What just happened? A report from the Office of the US Trade Representative reignites a trade conflict between the US and its allies, as it proposes a new set of sanctions levied at billions of dollars worth of goods imported from France. This could act as a roadblock in the OECD's broad effort to have 135 countries agree on how to tax multinational corporations and prevent them from shifting profits to tax havens.

The Trump Administration wants to impose a 100 percent tax on imports of French goods, including some that were spared from the 25 percent tariffs imposed over disputed EU aircraft subsidies. The move would affect around $2.4 billion worth of goods like wine, champagne, luxury handbags, and cosmetics.

According to a report from the Office of the US Trade Representative, officials allege that France's Digital Services Tax "discriminates against U.S. companies, is inconsistent with prevailing principles of international tax policy, and is unusually burdensome for affected U.S. companies."

The USTR mentions Google, Amazon, Facebook and Apple as prime examples of American tech companies that will have to deal with the retroactive nature of France's new tax legislation that will come into effect on January 1 2020 and targets multinationals that generate €750 million ($831 million) in gross revenue globally and €25 million ($27.7 million) in the country.

US officials reportedly asked France to refrain from adopting the new legislation and called for an open discussion on the matter. One of the main issues they saw with the final bill that was signed on July 24 was that the Digital Services Tax would apply a 3 percent levy on gross revenue from providing "digital interface" services and "targeted advertising" services, as calculated through a specific formula that involves French turnover and worldwide turnover of the affected companies.

These terms best describe Google, Apple, Facebook, and Amazon, which were collectively referred to as "GAFA" by French finance minister Bruno Le Maire, as well as members of the French parliament. The official announcement of DST also describes it as the "GAFA Tax" and explains that its purpose is mainly to "catch contributions of companies who get a significant part of their value from the participation of French located web users."

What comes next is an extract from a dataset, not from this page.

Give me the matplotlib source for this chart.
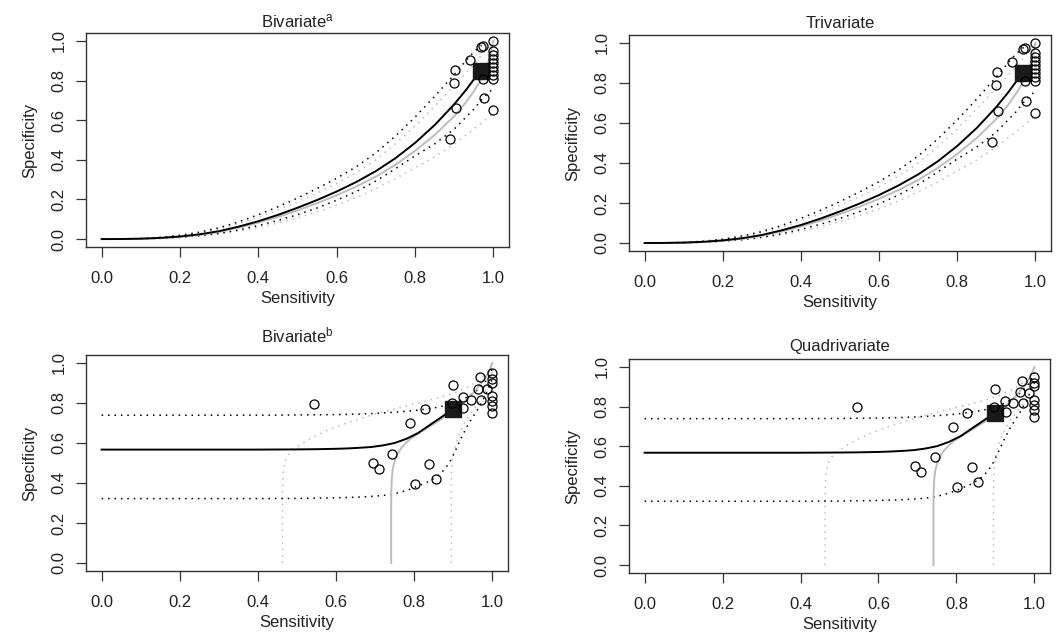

Senators Charles Grassley (Republican) and Ron Wyden (Democrat) said in a joint statement that the French DST is "unreasonable, protectionist, and discriminatory." However, French officials seem hell-bent on taxing big tech companies, at least until new rules will be set by the OECD that would prevent them from using low-tax locations to optimise worldwide profits.

The US trade agency says it will be seeking public comments through mid-January on the newly-proposed 100 percent tariff on French goods. There's no indication for when these new levies will come into effect, but the USTR report mentions plans to introduce similar measures against digital services taxes adopted in Austria, Turkey, and Italy.

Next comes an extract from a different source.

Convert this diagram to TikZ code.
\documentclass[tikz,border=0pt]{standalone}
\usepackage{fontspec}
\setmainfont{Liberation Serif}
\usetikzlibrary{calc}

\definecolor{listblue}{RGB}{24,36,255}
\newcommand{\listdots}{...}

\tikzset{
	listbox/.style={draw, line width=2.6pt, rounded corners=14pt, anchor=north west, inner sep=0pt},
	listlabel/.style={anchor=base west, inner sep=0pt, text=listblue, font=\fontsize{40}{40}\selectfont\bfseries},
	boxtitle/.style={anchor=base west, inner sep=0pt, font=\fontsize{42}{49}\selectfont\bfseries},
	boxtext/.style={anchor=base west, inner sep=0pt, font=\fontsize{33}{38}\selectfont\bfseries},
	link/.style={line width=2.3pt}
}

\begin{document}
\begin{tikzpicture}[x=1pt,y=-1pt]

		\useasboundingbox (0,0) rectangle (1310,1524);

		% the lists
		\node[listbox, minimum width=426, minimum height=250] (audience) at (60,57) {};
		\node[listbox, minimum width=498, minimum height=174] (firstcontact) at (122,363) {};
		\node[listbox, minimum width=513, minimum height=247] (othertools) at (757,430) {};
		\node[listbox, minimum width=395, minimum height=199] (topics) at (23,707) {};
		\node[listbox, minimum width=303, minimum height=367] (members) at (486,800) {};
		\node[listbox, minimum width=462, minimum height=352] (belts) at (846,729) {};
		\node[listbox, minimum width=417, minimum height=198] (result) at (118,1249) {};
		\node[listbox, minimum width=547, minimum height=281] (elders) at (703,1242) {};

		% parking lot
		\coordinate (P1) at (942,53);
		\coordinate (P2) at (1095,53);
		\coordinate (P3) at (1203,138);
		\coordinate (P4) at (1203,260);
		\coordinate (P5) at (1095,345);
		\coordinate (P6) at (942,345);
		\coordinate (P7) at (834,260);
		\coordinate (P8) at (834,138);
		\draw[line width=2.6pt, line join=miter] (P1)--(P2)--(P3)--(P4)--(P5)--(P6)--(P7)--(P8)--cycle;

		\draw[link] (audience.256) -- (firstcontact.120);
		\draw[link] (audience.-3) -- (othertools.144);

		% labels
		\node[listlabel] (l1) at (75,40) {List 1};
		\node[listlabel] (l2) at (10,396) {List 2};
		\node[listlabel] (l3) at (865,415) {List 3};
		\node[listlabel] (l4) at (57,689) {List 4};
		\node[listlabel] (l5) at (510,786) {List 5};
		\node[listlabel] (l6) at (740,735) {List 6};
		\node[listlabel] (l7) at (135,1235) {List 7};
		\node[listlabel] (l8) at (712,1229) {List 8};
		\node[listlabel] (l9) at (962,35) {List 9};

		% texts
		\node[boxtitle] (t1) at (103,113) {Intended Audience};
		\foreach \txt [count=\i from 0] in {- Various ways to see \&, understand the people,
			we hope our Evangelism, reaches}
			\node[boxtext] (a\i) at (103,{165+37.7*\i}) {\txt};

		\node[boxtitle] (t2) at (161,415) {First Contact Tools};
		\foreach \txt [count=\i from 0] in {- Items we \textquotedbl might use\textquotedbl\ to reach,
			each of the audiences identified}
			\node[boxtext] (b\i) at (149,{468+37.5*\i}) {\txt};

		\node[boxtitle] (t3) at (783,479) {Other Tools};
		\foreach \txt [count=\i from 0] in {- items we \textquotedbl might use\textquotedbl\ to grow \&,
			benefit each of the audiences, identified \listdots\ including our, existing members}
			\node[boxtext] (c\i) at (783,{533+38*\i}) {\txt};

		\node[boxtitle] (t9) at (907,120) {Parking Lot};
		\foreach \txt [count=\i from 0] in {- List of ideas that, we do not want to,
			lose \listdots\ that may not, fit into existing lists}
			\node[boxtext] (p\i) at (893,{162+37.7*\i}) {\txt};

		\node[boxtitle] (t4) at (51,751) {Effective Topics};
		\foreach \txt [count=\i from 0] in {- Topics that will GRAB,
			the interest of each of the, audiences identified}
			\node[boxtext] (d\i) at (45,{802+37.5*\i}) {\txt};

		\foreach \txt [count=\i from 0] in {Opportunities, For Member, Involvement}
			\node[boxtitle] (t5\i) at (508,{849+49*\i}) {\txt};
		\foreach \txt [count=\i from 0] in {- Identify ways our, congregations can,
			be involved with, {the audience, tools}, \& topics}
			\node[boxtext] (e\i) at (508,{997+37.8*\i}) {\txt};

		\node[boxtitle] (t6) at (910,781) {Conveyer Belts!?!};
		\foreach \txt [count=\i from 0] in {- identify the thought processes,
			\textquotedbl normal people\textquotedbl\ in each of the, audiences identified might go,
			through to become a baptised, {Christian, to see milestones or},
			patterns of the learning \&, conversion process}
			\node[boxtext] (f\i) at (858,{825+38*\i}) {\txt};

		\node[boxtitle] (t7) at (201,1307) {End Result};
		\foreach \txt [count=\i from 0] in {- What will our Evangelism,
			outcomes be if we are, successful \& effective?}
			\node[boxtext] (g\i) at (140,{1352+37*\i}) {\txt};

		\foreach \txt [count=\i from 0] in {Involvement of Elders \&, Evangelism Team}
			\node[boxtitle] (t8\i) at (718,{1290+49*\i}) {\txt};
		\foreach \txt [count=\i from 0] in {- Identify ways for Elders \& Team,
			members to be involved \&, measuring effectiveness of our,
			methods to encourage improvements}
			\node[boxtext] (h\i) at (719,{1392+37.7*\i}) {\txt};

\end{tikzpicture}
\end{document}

US trade representative Robert Lighthizer noted the decision "sends a clear signal that the United States will take action against digital tax regimes that discriminate or otherwise impose undue burdens on U.S. companies."

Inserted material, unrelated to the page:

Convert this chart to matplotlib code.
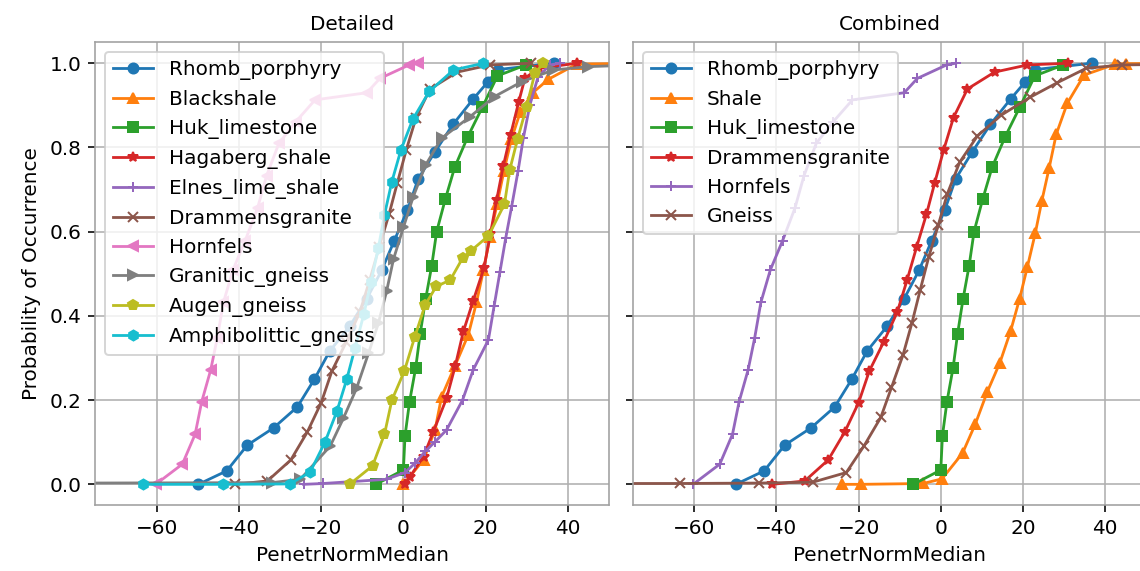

French finance minister Bruno Le Maire said in a statement the new US tariff is "unacceptable" and could be met with a "strong response" from the EU. During an interview with Radio Classique, he explained "this is not the sort of behavior we expect from the United States toward one of its main allies, France, and toward Europe in general."

On a more positive note, OECD negotiations to reach a common ground on how to tax multinational corporations are said to be going well. The organization is seeking approval from the G20 countries by the end of January 2020, so that it can finalize the new rules before more countries decide to craft their own stop-gap measures.